=== STATED TASK ===
Pictures stay out of the copy; restate everything else in the material exactly.

━━━━━━━━━━━━━━━━

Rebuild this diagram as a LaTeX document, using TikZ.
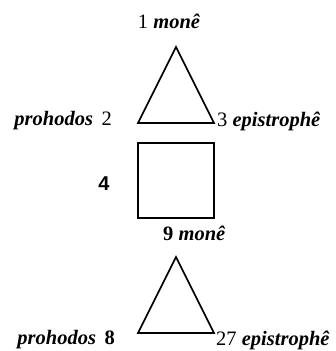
\documentclass[tikz,border=0pt]{standalone}
\usepackage{fontspec}
\setmainfont{Liberation Serif}
\setsansfont{Liberation Sans}
\begin{document}
\begin{tikzpicture}[x=1pt,y=-1pt,
  shape line/.style={draw=black, line width=1.6pt, line join=miter},
  lbl/.style={inner sep=0pt, font=\fontsize{20.5}{24}\selectfont}]
\useasboundingbox (0,0) rectangle (335,351);
% top triangle
\coordinate (t1a) at (176,47);
\coordinate (t1l) at (138,123);
\coordinate (t1r) at (214,123);
\draw[shape line] (t1a) -- (t1l) -- (t1r) -- cycle;
% square
\coordinate (sq1) at (138,143);
\coordinate (sq2) at (214,218);
\draw[shape line] (sq1) rectangle (sq2);
% bottom triangle
\coordinate (t2a) at (176,257);
\coordinate (t2l) at (138,333);
\coordinate (t2r) at (214,333);
\draw[shape line] (t2a) -- (t2l) -- (t2r) -- cycle;
% labels
\node[lbl] (l1) at (169,21) {1 \textbf{\textit{monê}}};
\node[lbl, anchor=east] (l2) at (112,121) {\textbf{\textit{prohodos}}\, 2};
\node[lbl, anchor=west] (l3) at (217,121) {3 \textbf{\textit{epistrophê}}};
\node[inner sep=0pt, font=\sffamily\bfseries\fontsize{20}{24}\selectfont] (l4) at (104,184) {4};
\node[lbl, anchor=west] (l9) at (163,233) {\textbf{9 \textit{monê}}};
\node[lbl, anchor=east] (l8) at (115,340) {\textbf{\textit{prohodos}}\, \textbf{8}};
\node[lbl, anchor=west] (l27) at (216,340) {27 \textbf{\textit{epistrophê}}};
\end{tikzpicture}
\end{document}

━━━━━━━━━━━━━━━━

=== THE RESPONSE ===
Rebuild this diagram as a LaTeX document, using TikZ.
\documentclass[tikz,border=0pt]{standalone}
\usepackage{fontspec}
\setmainfont{Liberation Serif}
\setsansfont{Liberation Sans}
\begin{document}
\begin{tikzpicture}[x=1pt,y=-1pt,
  shape line/.style={draw=black, line width=1.6pt, line join=miter},
  lbl/.style={inner sep=0pt, font=\fontsize{20.5}{24}\selectfont}]
\useasboundingbox (0,0) rectangle (335,351);
% top triangle
\coordinate (t1a) at (176,47);
\coordinate (t1l) at (138,123);
\coordinate (t1r) at (214,123);
\draw[shape line] (t1a) -- (t1l) -- (t1r) -- cycle;
% square
\coordinate (sq1) at (138,143);
\coordinate (sq2) at (214,218);
\draw[shape line] (sq1) rectangle (sq2);
% bottom triangle
\coordinate (t2a) at (176,257);
\coordinate (t2l) at (138,333);
\coordinate (t2r) at (214,333);
\draw[shape line] (t2a) -- (t2l) -- (t2r) -- cycle;
% labels
\node[lbl] (l1) at (169,21) {1 \textbf{\textit{monê}}};
\node[lbl, anchor=east] (l2) at (112,121) {\textbf{\textit{prohodos}}\, 2};
\node[lbl, anchor=west] (l3) at (217,121) {3 \textbf{\textit{epistrophê}}};
\node[inner sep=0pt, font=\sffamily\bfseries\fontsize{20}{24}\selectfont] (l4) at (104,184) {4};
\node[lbl, anchor=west] (l9) at (163,233) {\textbf{9 \textit{monê}}};
\node[lbl, anchor=east] (l8) at (115,340) {\textbf{\textit{prohodos}}\, \textbf{8}};
\node[lbl, anchor=west] (l27) at (216,340) {27 \textbf{\textit{epistrophê}}};
\end{tikzpicture}
\end{document}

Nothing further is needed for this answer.